The main contributor to Arm’s better-than-expected third quarter was China, which accounts for a quarter of group sales and where revenue grew by 28 per cent from Q2.
The company doesn’t give detail for individual territories but it’s likely that Chinese royalties were boosted by fancier handsets such as the Vivo X100, one of the first to include generative AI functions. Strip out China and group revenue would probably have been down sequentially.
After the surprise revival of demand for premium smartphones in China, investors are betting on the same trend worldwide. That’d be great for Arm, though is also a reminder of unresolved problems with its Chinese joint venture. Royalties from the semi-autonomous JV still need to be booked as related-party revenue.
Eventually, every article on Arm has to mention valuation. The stock’s forward PE of 124, falling to 78 by 2026, is clearly a bit nuts. It’s twice as rich as sort-of peers like Cadence Design Systems and Synopsis. Back in 2015, when optimism was running high around how the V8 architecture would boost royalties, the stock was on an ex-cash forward PE of 32.
But not everything can be tied back to Arm’s former life as the London market’s tech flag-bearer. For one thing, management seems to have traded English understatement for American optimism.

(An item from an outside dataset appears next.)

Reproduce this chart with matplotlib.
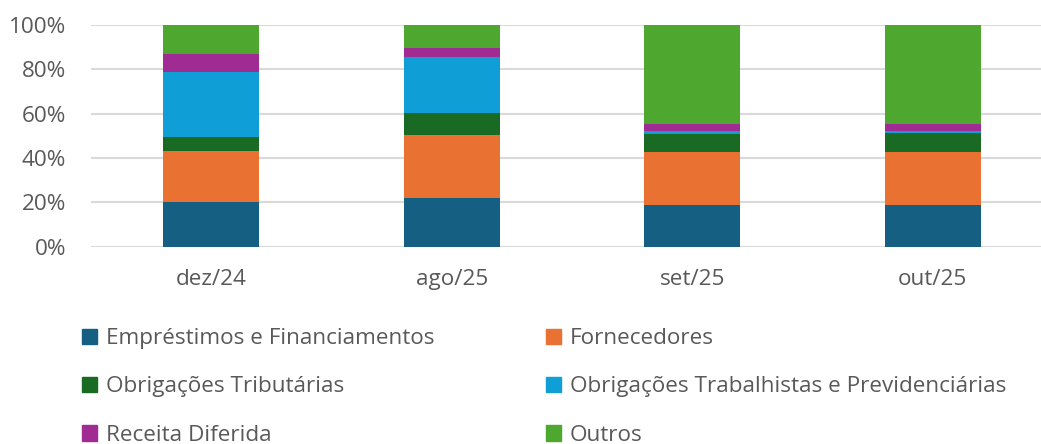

The guidance at IPO was for sales growth to accelerate to 22 per cent in 2025 and 25 per cent in 2026, from 11 per cent growth this year. (The consensus has since risen to imply 2024e growth of 18 per cent.) Given the maturity of the smartphone market and Arm’s long history of tepid margin expansion, that’s going to require a hell of a lot of data centres, etc. Yet the current share price would imply that targets have been lowballed.
Is generative AI going to be transformational for Arm as investors expect? Maybe, though the ways it’ll happen are not easy to predict. As highlighted often, Arm’s niche of power-efficient chip architectures are too slow for gen-AI training (the industry term for building the database) but might be great for inference (pulling data from the database). Then again, so might lots of other flavours of chip. As Morgan Stanley writes:
The main desktop CPU architectures — x86, Arm, and maybe RISC-V too — have decades of software toolchain investment behind them, have huge developer communities and mature development tools. These all eclipse the scale of NVIDIA’s community. But what’s sometimes overlooked is that these CPUs can be much cheaper per logic operation than a GPU. As such, when we see the pivot to inference — which will trade-off low latency over throughput, certainly in edge-AI — we may see a ramp in the $-sales in Arm’s Infrastructure business.
Risc-V, mentioned above, is an alternative architecture for low-power chips that’s open-source and free to use. Though dwarfed by the Arm ecosystem, Risc-V designs can be found in products including Google’s Pixel handsets and Seagate data servers. Other developers take their own route, such as Tesla, which says its Dojo AI chip project is entirely home-brewed.
That makes the Arm investment case not dissimilar to the one we were obsessing over a decade ago. Chips ship in huge volumes but the main competition comes from companies’ own R&D labs, so pricing power is weak. What matters for Arm forecasts a few years out is that most abused of metrics, Total Available Market. Pick a number, in other words.
In the meantime, it’s worth remembering that the post IPO lock-up on insiders selling will expire on March 12, and 90 per cent of Arm shares are still owned by SoftBank. Arm-mania is raging for the moment, but there’s an obvious candidate for who will be the band’s Yoko.